- Exercise description -
Only the lines from the start of the data through the line with "var yStep = 39999.99;" belong in the copy. Restate them word for word, minus the pictures.
* start Information provided *
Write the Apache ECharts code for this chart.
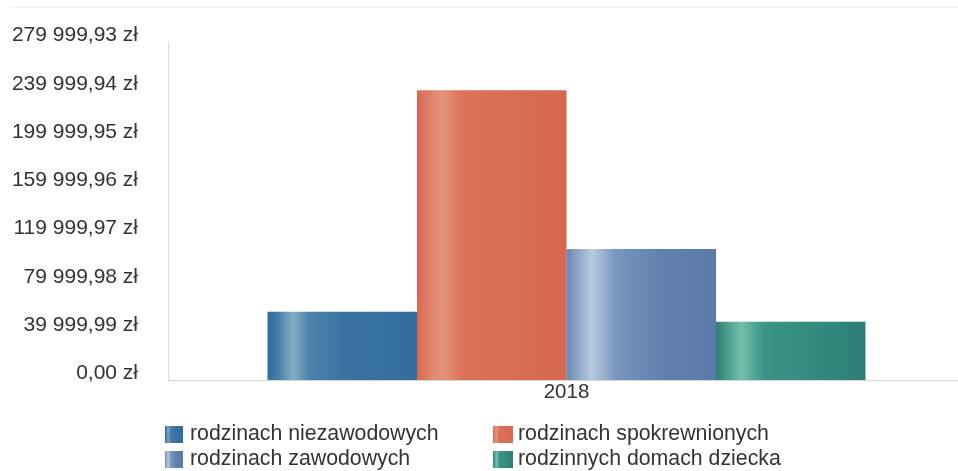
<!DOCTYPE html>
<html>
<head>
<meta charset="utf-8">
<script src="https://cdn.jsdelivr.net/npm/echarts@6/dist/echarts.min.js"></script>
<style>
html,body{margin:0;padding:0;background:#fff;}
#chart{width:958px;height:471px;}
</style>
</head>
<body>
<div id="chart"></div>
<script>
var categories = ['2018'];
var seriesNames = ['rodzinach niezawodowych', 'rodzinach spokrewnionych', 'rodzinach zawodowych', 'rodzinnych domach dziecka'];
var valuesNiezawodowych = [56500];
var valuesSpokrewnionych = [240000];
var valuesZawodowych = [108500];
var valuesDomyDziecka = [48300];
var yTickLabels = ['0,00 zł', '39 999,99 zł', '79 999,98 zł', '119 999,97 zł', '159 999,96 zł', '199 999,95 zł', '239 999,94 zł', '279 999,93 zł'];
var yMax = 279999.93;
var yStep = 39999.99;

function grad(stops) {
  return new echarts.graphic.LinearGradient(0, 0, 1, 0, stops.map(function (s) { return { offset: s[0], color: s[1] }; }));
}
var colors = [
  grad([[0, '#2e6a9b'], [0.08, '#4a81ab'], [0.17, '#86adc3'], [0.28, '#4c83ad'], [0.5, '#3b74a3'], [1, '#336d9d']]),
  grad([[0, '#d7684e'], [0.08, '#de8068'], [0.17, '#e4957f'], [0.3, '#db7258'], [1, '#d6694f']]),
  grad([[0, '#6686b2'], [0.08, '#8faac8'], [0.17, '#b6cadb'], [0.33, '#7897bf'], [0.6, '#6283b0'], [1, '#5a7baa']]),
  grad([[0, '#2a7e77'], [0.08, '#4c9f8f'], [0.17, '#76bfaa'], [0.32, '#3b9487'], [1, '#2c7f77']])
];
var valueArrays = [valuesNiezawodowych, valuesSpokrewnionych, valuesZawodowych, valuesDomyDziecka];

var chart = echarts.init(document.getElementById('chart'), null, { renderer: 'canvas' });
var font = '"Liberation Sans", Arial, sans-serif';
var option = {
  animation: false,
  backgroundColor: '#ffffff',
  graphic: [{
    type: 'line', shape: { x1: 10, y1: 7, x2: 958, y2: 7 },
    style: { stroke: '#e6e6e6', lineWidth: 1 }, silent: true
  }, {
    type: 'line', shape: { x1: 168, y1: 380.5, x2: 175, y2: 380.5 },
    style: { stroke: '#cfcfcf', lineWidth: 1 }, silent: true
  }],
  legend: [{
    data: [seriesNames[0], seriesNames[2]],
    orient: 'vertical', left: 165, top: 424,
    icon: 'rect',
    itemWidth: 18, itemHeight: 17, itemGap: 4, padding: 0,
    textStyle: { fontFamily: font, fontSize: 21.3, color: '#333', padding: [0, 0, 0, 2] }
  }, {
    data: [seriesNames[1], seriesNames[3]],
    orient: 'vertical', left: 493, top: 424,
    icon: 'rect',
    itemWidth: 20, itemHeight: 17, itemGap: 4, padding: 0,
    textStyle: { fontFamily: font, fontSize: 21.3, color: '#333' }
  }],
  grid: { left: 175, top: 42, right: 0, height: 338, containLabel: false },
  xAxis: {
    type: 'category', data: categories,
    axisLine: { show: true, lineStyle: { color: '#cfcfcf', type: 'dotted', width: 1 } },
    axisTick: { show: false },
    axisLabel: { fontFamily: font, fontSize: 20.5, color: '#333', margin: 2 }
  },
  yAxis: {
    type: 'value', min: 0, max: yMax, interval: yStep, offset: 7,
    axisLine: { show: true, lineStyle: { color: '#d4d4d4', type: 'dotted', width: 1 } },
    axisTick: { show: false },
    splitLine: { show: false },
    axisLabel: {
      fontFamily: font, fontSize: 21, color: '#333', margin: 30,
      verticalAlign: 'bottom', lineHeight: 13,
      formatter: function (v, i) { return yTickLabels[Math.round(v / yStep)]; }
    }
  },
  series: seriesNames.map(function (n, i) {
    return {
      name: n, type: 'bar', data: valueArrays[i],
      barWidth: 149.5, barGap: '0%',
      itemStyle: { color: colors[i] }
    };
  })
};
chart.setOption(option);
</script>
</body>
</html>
* end Information provided *
- Reply -
Write the Apache ECharts code for this chart.
<!DOCTYPE html>
<html>
<head>
<meta charset="utf-8">
<script src="https://cdn.jsdelivr.net/npm/echarts@6/dist/echarts.min.js"></script>
<style>
html,body{margin:0;padding:0;background:#fff;}
#chart{width:958px;height:471px;}
</style>
</head>
<body>
<div id="chart"></div>
<script>
var categories = ['2018'];
var seriesNames = ['rodzinach niezawodowych', 'rodzinach spokrewnionych', 'rodzinach zawodowych', 'rodzinnych domach dziecka'];
var valuesNiezawodowych = [56500];
var valuesSpokrewnionych = [240000];
var valuesZawodowych = [108500];
var valuesDomyDziecka = [48300];
var yTickLabels = ['0,00 zł', '39 999,99 zł', '79 999,98 zł', '119 999,97 zł', '159 999,96 zł', '199 999,95 zł', '239 999,94 zł', '279 999,93 zł'];
var yMax = 279999.93;
var yStep = 39999.99;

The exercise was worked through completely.